How this is relevant to clinical practice:
ED clinicians count on triage to identify the most acutely ill patients within a reasonable timeframe. The effectiveness of triage should therefore be examined in light of its value to both patients and physicians. A large amount of resources, time, and staffing are necessary for triage practice. As hospitals are considering cost and benefit carefully, triage should be evaluated for its utility in meeting the goal of triaging patients within the recommended time-frame. If it is not working to the advantage of physician and patient, alternative approaches for providing care without unnecessary delays should be considered.

Other considerations:
Several innovations for patient intake are being considered for implementation in the US. Some ED’s fill patient rooms as patients arrive, however, this is not useful once rooms are full. Some ED’s have a physician or mid-level provider staffed specifically to help triage. In England, ambulance arrivals and high-acuity walk-ins are brought immediately to patient rooms. Others remain in the waiting area where they are treated in order of arrival. There is no formal triaging or taking of vitals, although nurses continually asses patients for possible accelerated need for treatment, including need for pain medication. With this system in place, more nurses are available to work within the treatment area.

Journal Article Synopsis: β-hCG, Ultrasound, and Ectopic Pregnancies

In JOURNAL CLUB on August 8, 2011 at 3:32 PM

Summary of “Use of a β-hCG Discriminatory Zone With Bedside Pelvic Ultrasonography” By Ralph Wang et al, Annals of Emergency Medicine vol 58: pp. 12-20. 2011.

What is already known on this topic:
Currently, pregnant women presenting to the ED with abdominal pain, vaginal bleeding, or syncope are assessed with pelvic ultrasonography and quantitative serum β-human chorionic gonadotropin (β-hCG) to rule out the possibility of an ectopic pregnancy. In 10-30% of these cases pelvic ultrasound is unable to reveal either an intrauterine (IUP) or ectopic pregnancy- an “indeterminate result”. A level of β-hCG above the “discriminatory zone” of 1500-3000 mIU/mL, in combination with an indeterminate ultrasound, has been shown to be associated with ectopic pregnancy.

What question this study addressed:
What is the utility of the β-hCG discriminatory zone in differentiating between ectopic and intrauterine pregnancies after an indeterminate bedside pelvic ultrasonography in symptomatic pregnant patients presenting to the ED?

What was the study design:
Cross-sectional study of 256 first-trimester pregnant patients presenting to ED with symptoms of abdominal pain or vaginal bleeding. All pelvic ultrasonography was performed by emergency physicians who were blinded to the patient’s β-hCG levels. Research assistants (blinded to the ultrasound results) contacted and performed a standardized interview with all enrolled patients at 8 weeks.

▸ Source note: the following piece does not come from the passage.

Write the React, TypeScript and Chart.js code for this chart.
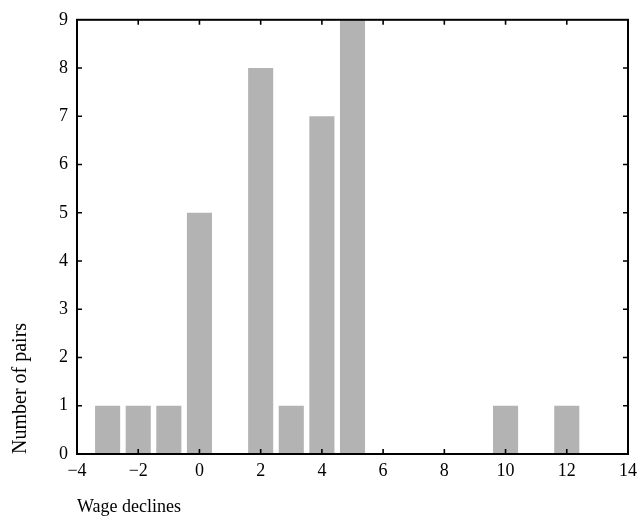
import React, { useEffect, useRef } from "react";
import { Chart, registerables } from "chart.js";

Chart.register(...registerables);

const wageDeclines = [-3, -2, -1, 0, 2, 3, 4, 5, 10, 12];
const numberOfPairs = [1, 1, 1, 5, 8, 1, 7, 9, 1, 1];
const xMin = -4;
const xMax = 14;
const xStep = 2;
const yMin = 0;
const yMax = 9;
const yStep = 1;
const xTitle = "Wage declines";
const yTitle = "Number of pairs";

const FONT = "'Liberation Serif', 'DejaVu Serif', serif";

const framePlugin = {
  id: "frameTicks",
  afterDraw(chart: any) {
    const { ctx, chartArea, scales } = chart;
    const { left, right, top, bottom } = chartArea;
    const len = 5;
    ctx.save();
    ctx.strokeStyle = "#000";
    ctx.lineWidth = 1.6;
    ctx.beginPath();
    scales.x.ticks.forEach((t: any) => {
      const px = scales.x.getPixelForValue(t.value);
      if (Math.abs(px - left) < 1 || Math.abs(px - right) < 1) return;
      ctx.moveTo(px, bottom);
      ctx.lineTo(px, bottom - len);
      ctx.moveTo(px, top);
      ctx.lineTo(px, top + len);
    });
    scales.y.ticks.forEach((t: any) => {
      const py = scales.y.getPixelForValue(t.value);
      if (Math.abs(py - top) < 1 || Math.abs(py - bottom) < 1) return;
      ctx.moveTo(left, py);
      ctx.lineTo(left + len, py);
      ctx.moveTo(right, py);
      ctx.lineTo(right - len, py);
    });
    ctx.stroke();
    ctx.lineWidth = 2;
    ctx.strokeRect(left, top, right - left, bottom - top);
    ctx.restore();
  },
};

export default function App() {
  const ref = useRef<HTMLCanvasElement | null>(null);

  useEffect(() => {
    if (!ref.current) return;
    const chart = new Chart(ref.current, {
      type: "bar",
      data: {
        datasets: [
          {
            data: wageDeclines.map((x, i) => ({ x, y: numberOfPairs[i] })),
            backgroundColor: "#b3b3b3",
            borderWidth: 0,
            barPercentage: 0.82,
            categoryPercentage: 1,
          },
        ],
      },
      options: {
        animation: false,
        responsive: false,
        devicePixelRatio: 1,
        layout: { padding: { top: 19, right: 14, left: 0, bottom: 0 } },
        plugins: {
          legend: { display: false },
          tooltip: { enabled: false },
        },
        scales: {
          x: {
            type: "linear",
            min: xMin,
            max: xMax,
            offset: false,
            grid: { display: false, drawTicks: false },
            border: { display: false },
            ticks: {
              stepSize: xStep,
              color: "#000",
              padding: 6,
              maxRotation: 0,
              font: { family: FONT, size: 18 },
              callback: (v: any) => String(v).replace("-", "\u2212"),
            },
            title: {
              display: true,
              text: xTitle,
              align: "start",
              color: "#000",
              font: { family: FONT, size: 18 },
              padding: { top: 0, bottom: 3 },
            },
            afterFit: (s: any) => {
              s.height = 67;
            },
          },
          y: {
            min: yMin,
            max: yMax,
            grid: { display: false, drawTicks: false },
            border: { display: false },
            ticks: {
              stepSize: yStep,
              color: "#000",
              padding: 9,
              font: { family: FONT, size: 18 },
            },
            title: {
              display: true,
              text: yTitle,
              align: "start",
              color: "#000",
              font: { family: FONT, size: 20 },
              padding: { top: 9, bottom: 0 },
            },
            afterFit: (s: any) => {
              s.width = 77;
            },
          },
        },
      },
      plugins: [framePlugin],
    } as any);
    return () => chart.destroy();
  }, []);

  return (
    <div style={{ position: "absolute", left: 0, top: 0, width: 643, height: 521, background: "#fff" }}>
      <canvas ref={ref} width={643} height={521} style={{ display: "block" }} />
    </div>
  );
}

What this study adds to our knowledge:
A β-hCG cutoff of 3000 mIU/mL is not acceptable for use in clinical practice when attempting to identify ectopic pregnancy in symptomatic patients with an indeterminate result on bedside pelvic ultrasonography (sensitivity of 35% and specificity of 58%). On follow up, it was found that 65% of patients with an ectopic pregnancy have a β-hCG < 3000 mIU/mL.

How this is relevant to clinical practice:
When pelvic ultrasound is indeterminate for intrauterine pregnancy, serum β-hCG level alone does not differentiate intrauterine and ectopic pregnancy. A β-hCG cutoff of 3,000 mIU/mL will not aid with the exclusion of ectopic pregnancy and will cause 65% of cases to be missed.

Other considerations:
In the future the discriminatory zone of β-hCG must be re-evaluated. The bedside pelvic ultrasound can reliably exclude ectopic pregnancy only when they demonstrate a clear intrauterine pregnancy in symptomatic pregnant ED patients. Practitioners should avoid an inappropriate interpretation of β-hCG levels in patients without a clear diagnostic result.